Lewis Bennett, 41, pleaded guilty to a federal involuntary manslaughter charge in the May 2017 disappearance of Isabella Hellmann.

On Tuesday he was supposed to have a sentencing hearing but it was delayed due to a family dispute.

U.S. District Judge Federico Moreno said he needs more information about visitation rights and creation of a trust fund for the couple's young child. Sentencing was reset for May 28. He faces a maximum eight-year prison sentence.

Bennett, a mining engineer with dual British and Australian citizenship, told the FBI that he and Hellmann, a real estate agent, took their 37-foot catamaran, Surf Into Summer, for a belated honeymoon Caribbean cruise in May 2017 after they had been married three months. They left their infant daughter, Emelia, with her family.

missingatsea
Lewis Bennett (Handout)

According to Bennett on May 15th he woke in the middle of the night when the boat, about 70 miles southeast of Key West, struck something and began to take on water.
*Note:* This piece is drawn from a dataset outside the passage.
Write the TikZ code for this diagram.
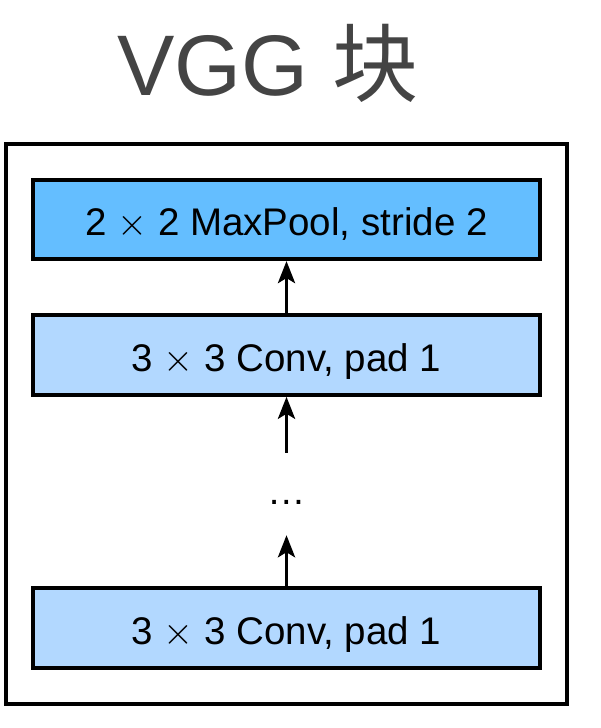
\RequirePackage{fix-cm}
\documentclass[tikz,border=0pt]{standalone}
\usepackage{fontspec}
\setmainfont{Liberation Sans}
\newfontfamily\cjk{Noto Sans CJK SC}
\usetikzlibrary{arrows.meta}
\definecolor{poolblue}{RGB}{100,190,255}
\definecolor{convblue}{RGB}{178,216,255}
\definecolor{titlegray}{RGB}{68,68,68}
\tikzset{layer/.style={
    draw, line width=4pt, fill=convblue,
    minimum width=507pt, minimum height=79.5pt,
    text height=32pt, text depth=0pt,
    font=\fontsize{38.5}{40}\selectfont
  },
  pool layer/.style={layer, fill=poolblue},
  up/.style={line width=3.8pt, -{Stealth[length=22pt,width=17pt,inset=5pt]}}
}
\begin{document}
\begin{tikzpicture}[x=1pt,y=-1pt]
      \useasboundingbox (0,0) rectangle (600,728);
      \node[titlegray, anchor=base, font=\fontsize{86}{90}\selectfont] (title) at (268,95) {VGG {\cjk 块}};
      \draw[line width=4pt] (6,143.7) rectangle (567,704);
      \node[pool layer] (pool) at (286.5,219.3) {2 $\times$ 2 MaxPool, stride 2};
      \node[layer] (conv2) at (286.5,355) {3 $\times$ 3 Conv, pad 1};
      \node[layer] (conv1) at (286.5,628) {3 $\times$ 3 Conv, pad 1};
      \node[anchor=base, inner sep=0pt, text height=51pt, text depth=31pt, font=\fontsize{38.5}{40}\selectfont] (dots) at (286.5,504) {…};
      \draw[up] (conv2) -- (pool);
      \draw[up] (dots) -- (conv2);
      \draw[up] (conv1) -- (dots);
    \end{tikzpicture}
\end{document}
When the Coast Guard found him on a life raft three hours later, he told rescuers he had left Hellmann on deck when he went to bed for the night in their cabin. He said when he was jolted awake Hellmann was gone and his attempts to find her failed. He said the catamaran was sinking, so he abandoned it.

It was a story he repeated to the FBI and journalists.

Investigators long doubted Bennett's story. The FBI said an inspection of the catamaran before it sank showed portholes below the waterline had been opened and damage to the twin hulls appeared to have been caused from the inside. Also, investigators found Bennett on the life raft with $100,000 worth of coins stolen from a yacht he had worked aboard in 2016.

Bennett was originally charged with second-degree murder but made a deal with prosecutors for the lesser manslaughter charge. Moreno said at the hearing that murder would have been difficult to prove, with no body and no witnesses.

Some of Hellmann's family members said in court Tuesday they felt Bennett was getting away with deliberately killing his wife.

"He's not paying enough for what he did," said one of her sisters, Dayana Hellmann Rodriguez. "I know he did something to my sister."

In a brief statement, Bennett apologized for Hellman's death and said is sole purpose now is playing a role in the life of their daughter, 2-year-old Emelia.